* _SET PROBLEM_:
Leave the pictures out and retype the lines from the beginning through the line with "from matplotlib.patches import Rectangle", both ends included.
------------------------------------------------------------------------
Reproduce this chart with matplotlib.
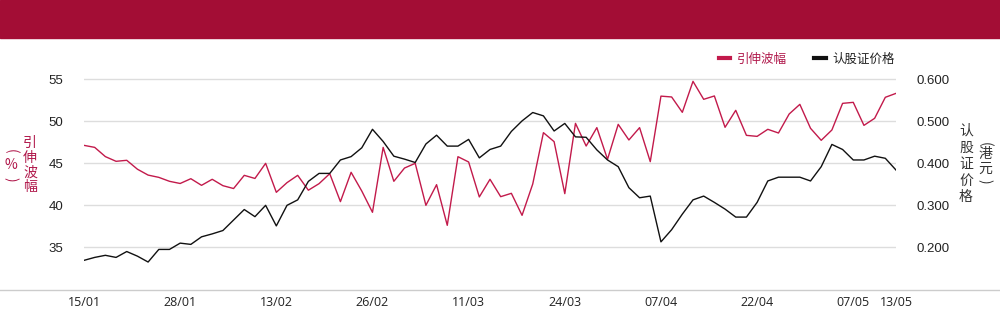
import matplotlib.pyplot as plt
import numpy as np
import pandas as pd
from matplotlib.lines import Line2D
from matplotlib.patches import Rectangle

# Trading days (HKEX calendar, 2025)
holidays = ["2025-01-29", "2025-01-30", "2025-01-31", "2025-04-04",
            "2025-04-18", "2025-04-21", "2025-05-01", "2025-05-05"]
dates = pd.bdate_range("2025-01-15", "2025-05-13", freq="C", holidays=holidays)

# Implied volatility (%)
implied_vol = [
    47.14, 46.90, 45.80, 45.24, 45.36, 44.30, 43.60, 43.33, 42.86, 42.60,
    43.17, 42.38, 43.10, 42.34, 42.00, 43.57, 43.20, 45.00, 41.55, 42.70,
    43.57, 41.80, 42.58, 43.77, 40.44, 43.93, 41.70, 39.17, 46.90, 42.86,
    44.44, 45.00, 40.00, 42.46, 37.62, 45.79, 45.16, 41.00, 43.10, 41.03,
    41.43, 38.81, 42.54, 48.65, 47.58, 41.39, 49.76, 47.06, 49.25, 45.48,
    49.64, 47.78, 49.25, 45.20, 53.00, 52.90, 51.07, 54.76, 52.62, 53.02,
    49.29, 51.31, 48.33, 48.21, 49.05, 48.61, 50.87, 52.02, 49.17, 47.74,
    48.97, 52.14, 52.26, 49.52, 50.36, 52.86, 53.33,
]

# Warrant price (HKD)
warrant_price = [
    0.169, 0.176, 0.181, 0.176, 0.190, 0.179, 0.165, 0.195, 0.195, 0.210,
    0.207, 0.225, 0.232, 0.240, 0.265, 0.290, 0.273, 0.300, 0.251, 0.300,
    0.313, 0.357, 0.376, 0.376, 0.408, 0.416, 0.437, 0.481, 0.452, 0.417,
    0.410, 0.402, 0.446, 0.467, 0.441, 0.441, 0.457, 0.413, 0.433, 0.441,
    0.476, 0.501, 0.521, 0.513, 0.477, 0.495, 0.463, 0.462, 0.432, 0.408,
    0.392, 0.342, 0.318, 0.322, 0.213, 0.242, 0.279, 0.313, 0.322, 0.307,
    0.291, 0.272, 0.272, 0.307, 0.358, 0.367, 0.367, 0.367, 0.358, 0.392,
    0.445, 0.433, 0.408, 0.408, 0.417, 0.412, 0.384,
]

left_ticks = [35, 40, 45, 50, 55]
right_ticks = [0.2, 0.3, 0.4, 0.5, 0.6]

RED = "#C21A4B"
RED_TEXT = "#B0174A"
BAND = "#A30D35"
CJK = ["Noto Sans CJK SC", "DejaVu Sans"]

W, H = 1000, 324
fig = plt.figure(figsize=(W / 100, H / 100), dpi=100)

# pixel geometry of the plot area
y_lo, y_hi = 31, 58
px_per_unit = 8.4


def px_y(v):
    return 79.33 + (55 - v) * px_per_unit


left_px, right_px = 84, 896
top_px, bot_px = px_y(y_hi), px_y(y_lo)
ax = fig.add_axes([left_px / W, 1 - bot_px / H,
                   (right_px - left_px) / W, (bot_px - top_px) / H])

x = np.arange(len(dates))
ax.plot(x, implied_vol, color=RED, lw=1.0, zorder=3)
ax.set_xlim(0, len(dates) - 1)
ax.set_ylim(y_lo, y_hi)

ax2 = ax.twinx()
ax2.plot(x, warrant_price, color="#111111", lw=1.0, zorder=3)
ax2.set_ylim(0.02 * y_lo - 0.5, 0.02 * y_hi - 0.5)

for a in (ax, ax2):
    for s in a.spines.values():
        s.set_visible(False)
    a.tick_params(length=0)

ax.set_yticks(left_ticks)
ax.set_yticklabels([str(t) for t in left_ticks], fontsize=9.5,
                   family="Liberation Sans", color="#222222")
ax.tick_params(axis="y", pad=15)
ax2.set_yticks(right_ticks)
ax2.set_yticklabels([f"{t:.3f}" for t in right_ticks], fontsize=9.5,
                    family="Liberation Sans", color="#222222")
ax2.tick_params(axis="y", pad=14.5)
ax.grid(axis="y", color="#dddddd", lw=1.0, zorder=0)

tick_idx = list(range(0, len(dates), 9)) + [len(dates) - 1]
ax.set_xticks(tick_idx)
ax.set_xticklabels([dates[i].strftime("%d/%m") for i in tick_idx],
                   fontsize=9, family="Open Sans", color="#222222")
ax.tick_params(axis="x", pad=11)

# header band and bottom rule
fig.patches.append(Rectangle((0, 1 - 37.7 / H), 1, 37.7 / H,
                             transform=fig.transFigure, color=BAND, zorder=0))
fig.lines.append(Line2D([0, 1], [1 - 289.5 / H] * 2, transform=fig.transFigure,
                        color="#cccccc", lw=1.0))

# legend
handles = [Line2D([], [], color=RED, lw=3), Line2D([], [], color="#111111", lw=3)]
leg = ax.legend(handles, ["引伸波幅", "认股证价格"], ncol=2, frameon=False,
                loc="center right", bbox_to_anchor=(895 / W, 1 - 59 / H),
                bbox_transform=fig.transFigure, borderaxespad=0, borderpad=0,
                handlelength=0.9, handletextpad=0.55, columnspacing=2.2,
                prop={"family": CJK, "size": 9})
leg.get_texts()[0].set_color(RED_TEXT)
leg.get_texts()[1].set_color("#222222")


def vtext(px_x, px_top, pitch, chars, color, size=10):
    for k, ch in enumerate(chars):
        rot = 0
        if ch in "()":
            rot = -90
        fig.text(px_x / W, 1 - (px_top + pitch * k) / H, ch, rotation=rot,
                 ha="center", va="center", color=color, fontsize=size,
                 family=CJK)


# vertical axis titles
vtext(30, 142.5, 15, "引伸波幅", RED_TEXT)
fig.text(11 / W, 1 - 151 / H, "(", rotation=-90, ha="center", va="center",
         color=RED_TEXT, fontsize=10, family=CJK)
fig.text(11 / W, 1 - 165 / H, "%", ha="center", va="center",
         color=RED_TEXT, fontsize=10, family=CJK)
fig.text(11 / W, 1 - 179 / H, ")", rotation=-90, ha="center", va="center",
         color=RED_TEXT, fontsize=10, family=CJK)

vtext(966, 131, 16.5, "认股证价格", "#333333")
fig.text(985 / W, 1 - 144 / H, "(", rotation=-90, ha="center", va="center",
         color="#333333", fontsize=10, family=CJK)
vtext(985, 154, 14.5, "港元", "#333333")
fig.text(985 / W, 1 - 181 / H, ")", rotation=-90, ha="center", va="center",
         color="#333333", fontsize=10, family=CJK)

fig.savefig("out.png", dpi=100)
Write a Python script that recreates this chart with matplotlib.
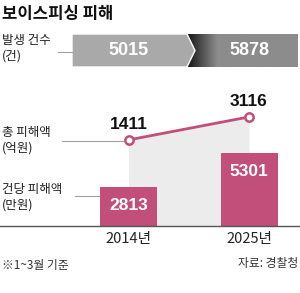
import numpy as np
import matplotlib.pyplot as plt
from matplotlib.colors import LinearSegmentedColormap
from matplotlib.patches import Polygon
from matplotlib.lines import Line2D

years = ['2014년', '2025년']
cases = [5015, 5878]          # 발생 건수 (건)
total_loss = [1411, 3116]     # 총 피해액 (억원)
per_case = [2813, 5301]       # 건당 피해액 (만원)

PINK = '#c24f7a'
KR = ['Noto Sans CJK KR', 'DejaVu Sans']
NUM = ['Liberation Sans', 'Noto Sans CJK KR', 'DejaVu Sans']

fig = plt.figure(figsize=(3, 2.93), dpi=100)


def fx(px):
    return px / 300


def fy(py):
    return 1 - py / 293


def d(px):
    # pixel column -> data x used by the axes below
    return (px - 128.5) / 120.5


x = np.arange(len(years))
xlim = (d(0), d(300))

# --- main panel: bars + line share the same x positions
rect = [0, fy(226), 1, (226 - 30) / 293]
ax2 = fig.add_axes(rect, zorder=1)
ax = fig.add_axes(rect, zorder=2)
ax.patch.set_alpha(0)

ax2.set_xlim(xlim)
ax2.set_ylim(-4970, 9560)
ax2.fill_between(x, total_loss, -4970, color='#ececec', lw=0)
ax2.plot(x, total_loss, color=PINK, lw=2, marker='o', ms=6,
         mfc='white', mec=PINK, mew=1.8)
for xi, v in zip(x, total_loss):
    ax2.annotate(f'{v}', (xi, v), xytext=(0, 6), textcoords='offset points',
                 ha='center', va='bottom', fontsize=12.5, weight='bold',
                 family=NUM, color='#111')
ax2.axis('off')

ax.bar(x, per_case, width=57 / 120.5, color=PINK)
ax.set_xlim(xlim)
ax.set_ylim(0, 5301 * 196 / 73)
for xi, v in zip(x, per_case):
    ax.annotate(f'{v}', (xi, v), xytext=(0, -13), textcoords='offset points',
                ha='center', va='center', fontsize=12.5, weight='bold',
                family=NUM, color='white')
for s in ['top', 'left', 'right']:
    ax.spines[s].set_visible(False)
ax.spines['bottom'].set_color('#555')
ax.spines['bottom'].set_linewidth(1)
ax.set_yticks([])
ax.set_xticks(x, years, family=KR, fontsize=10.5, color='#222')
ax.tick_params(axis='x', length=0, pad=4)

# --- top band: 발생 건수
axt = fig.add_axes([0, fy(67), 1, (67 - 34) / 293])
grad = LinearSegmentedColormap.from_list(
    'g', [(0, '#141414'), (0.27, '#8c8c8c'), (1, '#8c8c8c')])
axt.imshow(np.linspace(0, 1, 256)[None, :], cmap=grad, aspect='auto',
           extent=[d(187), d(298), 0, 1])
axt.add_patch(Polygon([(d(72), 0), (d(72), 1), (d(187), 1), (d(195), 0.5),
                       (d(187), 0)], closed=True, facecolor='#a9a9a9',
                      edgecolor='white', lw=1))
for xi, v in zip(x, cases):
    axt.text(xi, 0.5, f'{v}', ha='center', va='center', fontsize=13,
             weight='bold', family=NUM, color='white')
axt.set_xlim(xlim)
axt.set_ylim(0, 1)
axt.axis('off')

# --- texts
fig.text(fx(2), fy(14), '보이스피싱 피해', fontsize=12, weight='bold',
         family=KR, va='center', color='#111')
labels = [('발생 건수\n(건)', 48.5), ('총 피해액\n(억원)', 140),
          ('건당 피해액\n(만원)', 197.5)]
for txt, py in labels:
    fig.text(fx(2), fy(py), txt, fontsize=9, family=KR, va='center',
             linespacing=1.25, color='#222')

for x0, x1, py in [(58, 72, 52), (62, 123, 141), (75, 100, 196)]:
    fig.add_artist(Line2D([fx(x0), fx(x1)], [fy(py), fy(py)],
                          color='#a0a0a0', lw=0.8))

fig.text(fx(2), fy(266), '※1~3월 기준', fontsize=8.5, family=KR,
         va='center', color='#333')
fig.text(fx(298), fy(264), '자료: 경찰청', fontsize=8.5, family=KR,
         va='center', ha='right', color='#333')

fig.savefig('out.png', dpi=100)
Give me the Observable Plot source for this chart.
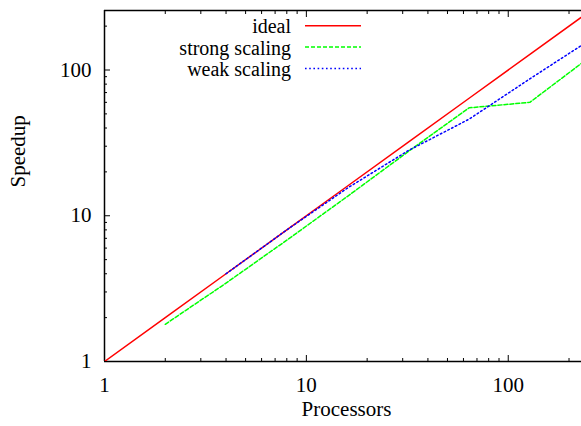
<!DOCTYPE html>
<html><head><meta charset="utf-8">
<script src="https://cdn.jsdelivr.net/npm/d3@7"></script>
<script src="https://cdn.jsdelivr.net/npm/@observablehq/plot@0.6"></script>
<style>
html,body{margin:0;padding:0;background:#fff;overflow:hidden;}
</style></head><body><div id="chart"></div>
<script>
// ---- data ----
const idealProcs = [1, 2, 4, 8, 16, 32, 64, 128, 256];
const idealSpeedup = [1, 2, 4, 8, 16, 32, 64, 128, 256];
const strongProcs = [2, 4, 8, 16, 32, 64, 128, 256];
const strongSpeedup = [1.8, 3.45, 6.8, 13.6, 27.6, 55, 60, 124];
const weakProcs = [4, 8, 16, 32, 64, 128, 256];
const weakSpeedup = [4, 8, 15.5, 28, 46, 87, 162];
const seriesNames = ["ideal", "strong scaling", "weak scaling"];
const xMajor = [1, 10, 100];
const yMajor = [1, 10, 100];
const xMinor = [2, 3, 4, 5, 6, 7, 8, 9, 20, 30, 40, 50, 60, 70, 80, 90, 200];
const yMinor = [2, 3, 4, 5, 6, 7, 8, 9, 20, 30, 40, 50, 60, 70, 80, 90, 200];
const xLabel = "Processors";
const yLabel = "Speedup";

// ---- styles ----
const colors = ["#ff0000", "#00ff00", "#0000ff"];
const dashes = [null, "4,2", "1.6,2.6"];
const FONT = "'Liberation Serif', 'Times New Roman', serif";
const FS = 21;
const LEG_FS = 20;

const toRows = (xs, ys) => xs.map((p, i) => ({p, s: ys[i]}));
const series = [
  toRows(idealProcs, idealSpeedup),
  toRows(strongProcs, strongSpeedup),
  toRows(weakProcs, weakSpeedup)
];

const fmt = d => String(d);
const blank = () => "";

const plot = Plot.plot({
  width: 581,
  height: 426,
  marginLeft: 104,
  marginRight: 0,
  marginTop: 10,
  marginBottom: 65,
  style: {fontFamily: FONT, fontSize: FS + "px", color: "#000", background: "#fff"},
  x: {type: "log", domain: [1, 230.6]},
  y: {type: "log", domain: [1, 256]},
  marks: [
    // tick labels
    Plot.axisX(xMajor, {anchor: "bottom", tickSize: 0, tickPadding: 16, tickFormat: fmt, label: null, fontSize: FS}),
    Plot.axisY(yMajor, {anchor: "left", tickSize: 0, tickPadding: 13, tickFormat: fmt, label: null, fontSize: FS}),
    // inward ticks
    Plot.axisX(xMajor, {anchor: "bottom", tickSize: -6, tickFormat: blank, label: null, strokeWidth: 1}),
    Plot.axisX(xMinor, {anchor: "bottom", tickSize: -3, tickFormat: blank, label: null, strokeWidth: 1}),
    Plot.axisX(xMajor, {anchor: "top", tickSize: -6, tickFormat: blank, label: null, strokeWidth: 1}),
    Plot.axisX(xMinor, {anchor: "top", tickSize: -3, tickFormat: blank, label: null, strokeWidth: 1}),
    Plot.axisY(yMajor, {anchor: "left", tickSize: -6, tickFormat: blank, label: null, strokeWidth: 1}),
    Plot.axisY(yMinor, {anchor: "left", tickSize: -3, tickFormat: blank, label: null, strokeWidth: 1}),
    // frame lines
    Plot.ruleX([1], {stroke: "#000", strokeWidth: 1.5}),
    Plot.ruleY([1], {stroke: "#000", strokeWidth: 1.5}),
    Plot.ruleY([256], {stroke: "#000", strokeWidth: 1.5}),
    // data
    ...series.map((rows, i) => Plot.line(rows, {
      x: "p", y: "s", stroke: colors[i], strokeWidth: 1.5,
      strokeDasharray: dashes[i], clip: true
    })),
    // axis titles
    Plot.text([xLabel], {frameAnchor: "bottom", dx: 3.5, dy: 54, fontSize: FS, fill: "#000"}),
    Plot.text([yLabel], {frameAnchor: "left", rotate: -90, dx: -86, dy: 1.5, fontSize: FS, fill: "#000"})
  ]
});

// legend (top right, gnuplot style)
const svg = d3.select(plot);
const leg = svg.append("g").attr("font-family", FONT).attr("font-size", LEG_FS);
seriesNames.forEach((name, i) => {
  const y = 25.8 + 21.3 * i;
  leg.append("text").attr("x", 291).attr("y", y).attr("dy", "0.37em")
    .attr("text-anchor", "end").attr("fill", "#000").text(name);
  leg.append("line").attr("x1", 305).attr("x2", 361).attr("y1", y).attr("y2", y)
    .attr("stroke", colors[i]).attr("stroke-width", 1.5)
    .attr("stroke-dasharray", dashes[i]);
});

document.getElementById("chart").appendChild(plot);
</script>
</body></html>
------------------------------------------------------------------------
* _IN RESPONSE_:
Reproduce this chart with matplotlib.
import matplotlib.pyplot as plt
import numpy as np
import pandas as pd
from matplotlib.lines import Line2D
from matplotlib.patches import Rectangle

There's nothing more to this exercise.